(PROMPT): Return, without pictures, the lines from the start of the data through the one that contains "import plotly.graph_objects as go".

------------------------------------------------------------------------

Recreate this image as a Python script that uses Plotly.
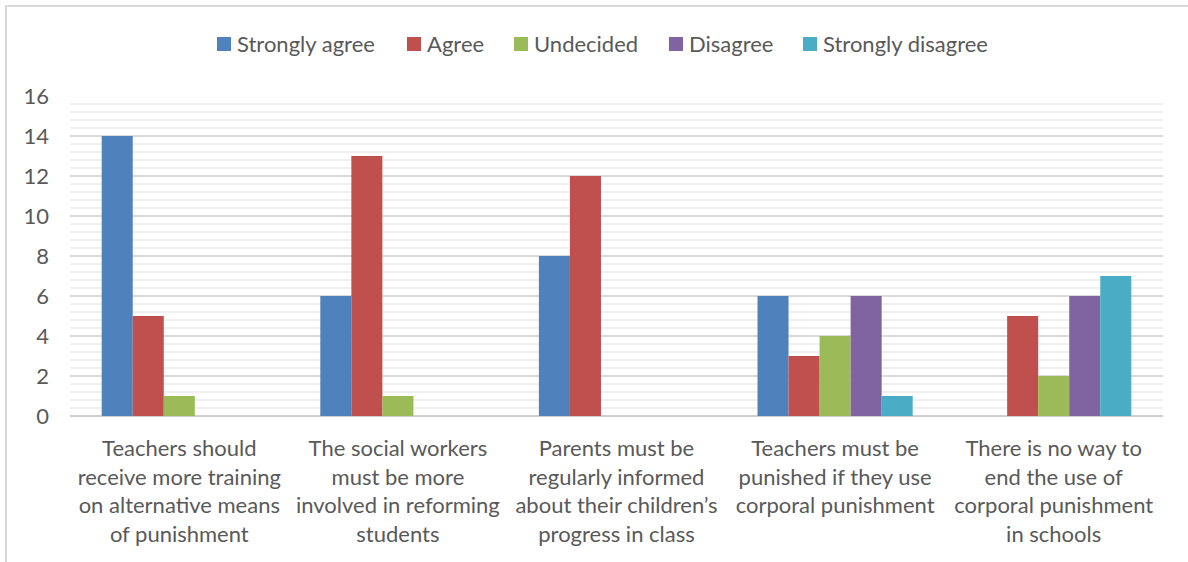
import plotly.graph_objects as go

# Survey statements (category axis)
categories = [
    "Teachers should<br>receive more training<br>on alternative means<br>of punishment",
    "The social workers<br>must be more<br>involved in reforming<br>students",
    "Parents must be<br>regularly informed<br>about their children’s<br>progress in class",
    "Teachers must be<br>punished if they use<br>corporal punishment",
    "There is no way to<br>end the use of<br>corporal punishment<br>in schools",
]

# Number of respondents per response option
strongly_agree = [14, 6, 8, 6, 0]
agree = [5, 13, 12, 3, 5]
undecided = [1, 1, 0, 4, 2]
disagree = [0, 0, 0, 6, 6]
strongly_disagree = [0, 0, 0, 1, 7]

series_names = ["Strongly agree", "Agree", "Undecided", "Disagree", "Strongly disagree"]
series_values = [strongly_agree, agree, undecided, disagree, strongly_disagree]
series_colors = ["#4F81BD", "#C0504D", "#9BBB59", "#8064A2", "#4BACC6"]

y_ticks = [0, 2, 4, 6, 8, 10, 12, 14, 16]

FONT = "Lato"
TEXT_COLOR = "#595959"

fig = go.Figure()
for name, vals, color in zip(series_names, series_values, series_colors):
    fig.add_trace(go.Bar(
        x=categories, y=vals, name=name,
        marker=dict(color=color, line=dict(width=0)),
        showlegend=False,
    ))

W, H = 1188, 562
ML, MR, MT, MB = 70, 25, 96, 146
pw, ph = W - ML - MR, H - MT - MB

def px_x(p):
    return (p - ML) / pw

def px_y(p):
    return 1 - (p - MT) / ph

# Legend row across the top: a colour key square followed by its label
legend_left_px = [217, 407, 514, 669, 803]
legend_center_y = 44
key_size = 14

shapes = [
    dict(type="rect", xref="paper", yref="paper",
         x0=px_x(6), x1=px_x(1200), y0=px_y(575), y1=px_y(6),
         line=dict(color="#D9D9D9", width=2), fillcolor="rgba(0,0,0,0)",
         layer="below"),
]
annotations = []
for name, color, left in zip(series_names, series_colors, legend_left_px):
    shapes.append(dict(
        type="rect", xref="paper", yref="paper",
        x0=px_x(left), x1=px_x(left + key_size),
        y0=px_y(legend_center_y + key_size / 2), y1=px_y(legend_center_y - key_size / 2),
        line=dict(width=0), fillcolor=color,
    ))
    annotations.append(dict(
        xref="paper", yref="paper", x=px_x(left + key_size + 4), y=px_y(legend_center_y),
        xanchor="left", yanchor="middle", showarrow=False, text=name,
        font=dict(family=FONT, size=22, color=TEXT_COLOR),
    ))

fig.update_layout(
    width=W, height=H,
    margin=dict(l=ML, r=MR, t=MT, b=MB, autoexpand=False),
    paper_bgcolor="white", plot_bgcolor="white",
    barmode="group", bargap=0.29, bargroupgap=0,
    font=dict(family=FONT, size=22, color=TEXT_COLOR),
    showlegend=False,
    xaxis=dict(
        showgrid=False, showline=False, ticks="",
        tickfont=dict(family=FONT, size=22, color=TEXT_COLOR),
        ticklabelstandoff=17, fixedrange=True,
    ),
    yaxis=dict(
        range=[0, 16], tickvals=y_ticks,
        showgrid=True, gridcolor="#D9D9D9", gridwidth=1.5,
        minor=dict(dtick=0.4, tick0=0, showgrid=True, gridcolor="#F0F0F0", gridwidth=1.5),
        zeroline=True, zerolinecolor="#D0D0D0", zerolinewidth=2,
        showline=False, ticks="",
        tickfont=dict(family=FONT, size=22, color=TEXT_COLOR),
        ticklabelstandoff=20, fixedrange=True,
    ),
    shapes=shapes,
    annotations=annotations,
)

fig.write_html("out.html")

------------------------------------------------------------------------

(FULL OUTPUT):
Recreate this image as a Python script that uses Plotly.
import plotly.graph_objects as go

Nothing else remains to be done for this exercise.